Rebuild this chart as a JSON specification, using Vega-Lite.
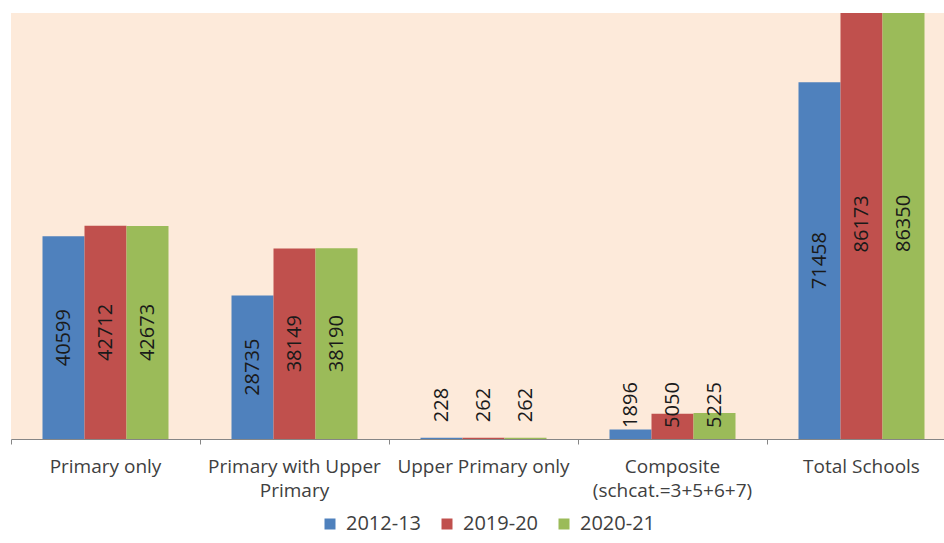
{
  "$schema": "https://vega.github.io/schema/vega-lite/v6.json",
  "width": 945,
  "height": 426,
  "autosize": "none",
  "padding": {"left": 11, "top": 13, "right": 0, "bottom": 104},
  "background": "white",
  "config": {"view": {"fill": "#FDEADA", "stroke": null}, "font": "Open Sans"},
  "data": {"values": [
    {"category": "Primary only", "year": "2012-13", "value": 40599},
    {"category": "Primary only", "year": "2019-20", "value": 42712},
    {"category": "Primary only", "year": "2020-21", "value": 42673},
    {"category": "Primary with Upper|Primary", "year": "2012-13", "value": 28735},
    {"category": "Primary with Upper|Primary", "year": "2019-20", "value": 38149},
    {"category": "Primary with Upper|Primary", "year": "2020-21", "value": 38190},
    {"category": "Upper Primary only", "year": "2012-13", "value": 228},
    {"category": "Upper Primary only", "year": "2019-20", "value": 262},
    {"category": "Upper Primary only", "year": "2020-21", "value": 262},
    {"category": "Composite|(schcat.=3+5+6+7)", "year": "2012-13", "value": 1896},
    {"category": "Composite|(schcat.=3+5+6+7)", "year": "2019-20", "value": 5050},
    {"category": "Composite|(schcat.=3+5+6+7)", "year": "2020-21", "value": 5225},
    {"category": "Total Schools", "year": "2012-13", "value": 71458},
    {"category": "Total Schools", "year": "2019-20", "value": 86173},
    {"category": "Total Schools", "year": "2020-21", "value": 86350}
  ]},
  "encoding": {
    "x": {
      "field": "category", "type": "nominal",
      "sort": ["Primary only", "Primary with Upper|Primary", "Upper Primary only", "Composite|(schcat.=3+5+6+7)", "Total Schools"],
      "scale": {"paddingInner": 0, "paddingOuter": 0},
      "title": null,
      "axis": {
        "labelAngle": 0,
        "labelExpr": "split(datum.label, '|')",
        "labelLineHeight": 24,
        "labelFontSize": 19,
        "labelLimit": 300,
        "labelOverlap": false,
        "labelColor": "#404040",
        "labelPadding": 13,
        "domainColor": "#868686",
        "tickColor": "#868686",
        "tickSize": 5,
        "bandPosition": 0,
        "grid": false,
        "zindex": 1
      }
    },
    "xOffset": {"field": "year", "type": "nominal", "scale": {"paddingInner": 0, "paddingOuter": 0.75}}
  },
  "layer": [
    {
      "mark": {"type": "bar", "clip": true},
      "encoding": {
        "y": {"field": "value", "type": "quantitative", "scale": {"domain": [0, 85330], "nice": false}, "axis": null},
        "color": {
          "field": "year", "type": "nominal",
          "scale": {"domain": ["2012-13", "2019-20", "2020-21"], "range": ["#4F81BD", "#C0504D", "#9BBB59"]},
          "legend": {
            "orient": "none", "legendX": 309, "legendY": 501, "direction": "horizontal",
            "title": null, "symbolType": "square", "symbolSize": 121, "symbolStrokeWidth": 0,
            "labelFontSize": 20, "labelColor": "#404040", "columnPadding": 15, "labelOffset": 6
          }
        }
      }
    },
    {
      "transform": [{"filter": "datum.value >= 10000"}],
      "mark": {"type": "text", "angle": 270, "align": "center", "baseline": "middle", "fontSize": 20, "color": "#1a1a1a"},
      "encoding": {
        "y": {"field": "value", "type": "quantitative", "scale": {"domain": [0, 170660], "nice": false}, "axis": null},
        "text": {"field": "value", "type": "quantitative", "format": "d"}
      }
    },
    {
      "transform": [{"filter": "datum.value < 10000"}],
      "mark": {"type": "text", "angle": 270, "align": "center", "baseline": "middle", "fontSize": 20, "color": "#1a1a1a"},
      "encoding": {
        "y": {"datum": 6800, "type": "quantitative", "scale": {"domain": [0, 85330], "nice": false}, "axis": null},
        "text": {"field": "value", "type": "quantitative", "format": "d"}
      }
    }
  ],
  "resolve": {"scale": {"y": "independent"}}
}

____________________

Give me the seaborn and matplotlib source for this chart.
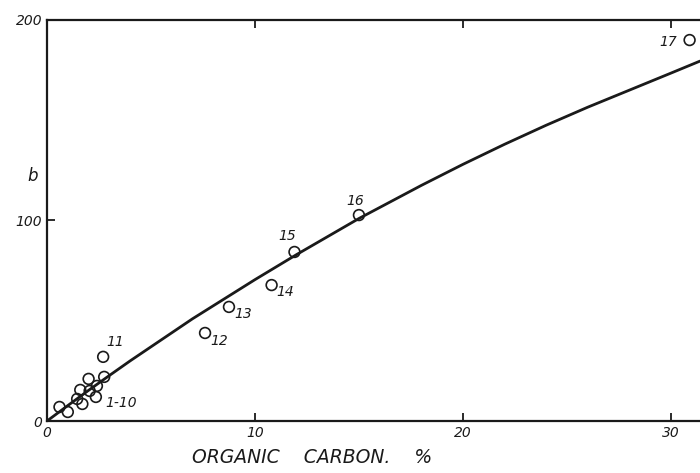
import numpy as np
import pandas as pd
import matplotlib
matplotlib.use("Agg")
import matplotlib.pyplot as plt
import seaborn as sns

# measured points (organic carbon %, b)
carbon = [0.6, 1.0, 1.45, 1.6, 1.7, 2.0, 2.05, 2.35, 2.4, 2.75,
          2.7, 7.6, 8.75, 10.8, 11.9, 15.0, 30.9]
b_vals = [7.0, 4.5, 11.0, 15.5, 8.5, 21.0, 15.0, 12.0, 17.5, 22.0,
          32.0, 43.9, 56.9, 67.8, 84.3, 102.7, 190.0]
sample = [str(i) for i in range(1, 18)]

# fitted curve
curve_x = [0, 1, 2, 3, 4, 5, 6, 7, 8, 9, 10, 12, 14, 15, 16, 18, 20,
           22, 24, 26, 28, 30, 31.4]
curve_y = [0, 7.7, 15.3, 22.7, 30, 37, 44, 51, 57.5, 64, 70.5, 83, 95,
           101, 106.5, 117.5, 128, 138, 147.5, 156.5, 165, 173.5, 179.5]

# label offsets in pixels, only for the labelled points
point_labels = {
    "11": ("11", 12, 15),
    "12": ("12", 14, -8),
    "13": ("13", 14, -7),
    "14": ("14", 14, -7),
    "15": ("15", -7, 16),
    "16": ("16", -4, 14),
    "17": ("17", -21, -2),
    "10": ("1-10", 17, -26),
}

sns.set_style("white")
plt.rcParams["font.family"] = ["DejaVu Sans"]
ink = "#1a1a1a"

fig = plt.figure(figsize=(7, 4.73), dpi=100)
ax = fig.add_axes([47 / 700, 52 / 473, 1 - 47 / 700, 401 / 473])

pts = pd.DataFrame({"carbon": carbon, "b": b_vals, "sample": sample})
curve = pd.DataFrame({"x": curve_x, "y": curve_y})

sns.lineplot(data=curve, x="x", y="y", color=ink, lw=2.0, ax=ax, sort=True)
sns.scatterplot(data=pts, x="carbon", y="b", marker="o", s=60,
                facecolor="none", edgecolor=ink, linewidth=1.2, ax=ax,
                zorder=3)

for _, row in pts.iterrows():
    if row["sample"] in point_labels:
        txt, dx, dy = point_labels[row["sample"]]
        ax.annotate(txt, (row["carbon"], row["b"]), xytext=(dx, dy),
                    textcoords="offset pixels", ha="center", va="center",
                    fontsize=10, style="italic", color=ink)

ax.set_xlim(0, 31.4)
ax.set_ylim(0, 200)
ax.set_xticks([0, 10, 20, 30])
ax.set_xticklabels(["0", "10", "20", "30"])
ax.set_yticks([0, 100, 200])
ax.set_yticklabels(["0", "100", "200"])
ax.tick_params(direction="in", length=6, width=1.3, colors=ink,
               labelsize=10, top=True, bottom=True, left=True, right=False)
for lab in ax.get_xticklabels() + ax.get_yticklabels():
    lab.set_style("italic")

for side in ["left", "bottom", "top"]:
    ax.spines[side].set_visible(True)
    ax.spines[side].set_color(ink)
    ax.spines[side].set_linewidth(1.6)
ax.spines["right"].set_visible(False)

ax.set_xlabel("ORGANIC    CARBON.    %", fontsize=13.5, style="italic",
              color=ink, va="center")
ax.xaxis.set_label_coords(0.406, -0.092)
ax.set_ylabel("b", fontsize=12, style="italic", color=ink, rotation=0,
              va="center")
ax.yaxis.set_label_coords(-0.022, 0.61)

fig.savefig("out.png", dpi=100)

____________________

• [TASK GOAL]
Output exactly the lines above, from the line with "Give me the" to the line with "sample = [str(i) for i in range(1, 18)]", both included; skip the pictures.

• [WRITTEN ANSWER]
Give me the seaborn and matplotlib source for this chart.
import numpy as np
import pandas as pd
import matplotlib
matplotlib.use("Agg")
import matplotlib.pyplot as plt
import seaborn as sns

# measured points (organic carbon %, b)
carbon = [0.6, 1.0, 1.45, 1.6, 1.7, 2.0, 2.05, 2.35, 2.4, 2.75,
          2.7, 7.6, 8.75, 10.8, 11.9, 15.0, 30.9]
b_vals = [7.0, 4.5, 11.0, 15.5, 8.5, 21.0, 15.0, 12.0, 17.5, 22.0,
          32.0, 43.9, 56.9, 67.8, 84.3, 102.7, 190.0]
sample = [str(i) for i in range(1, 18)]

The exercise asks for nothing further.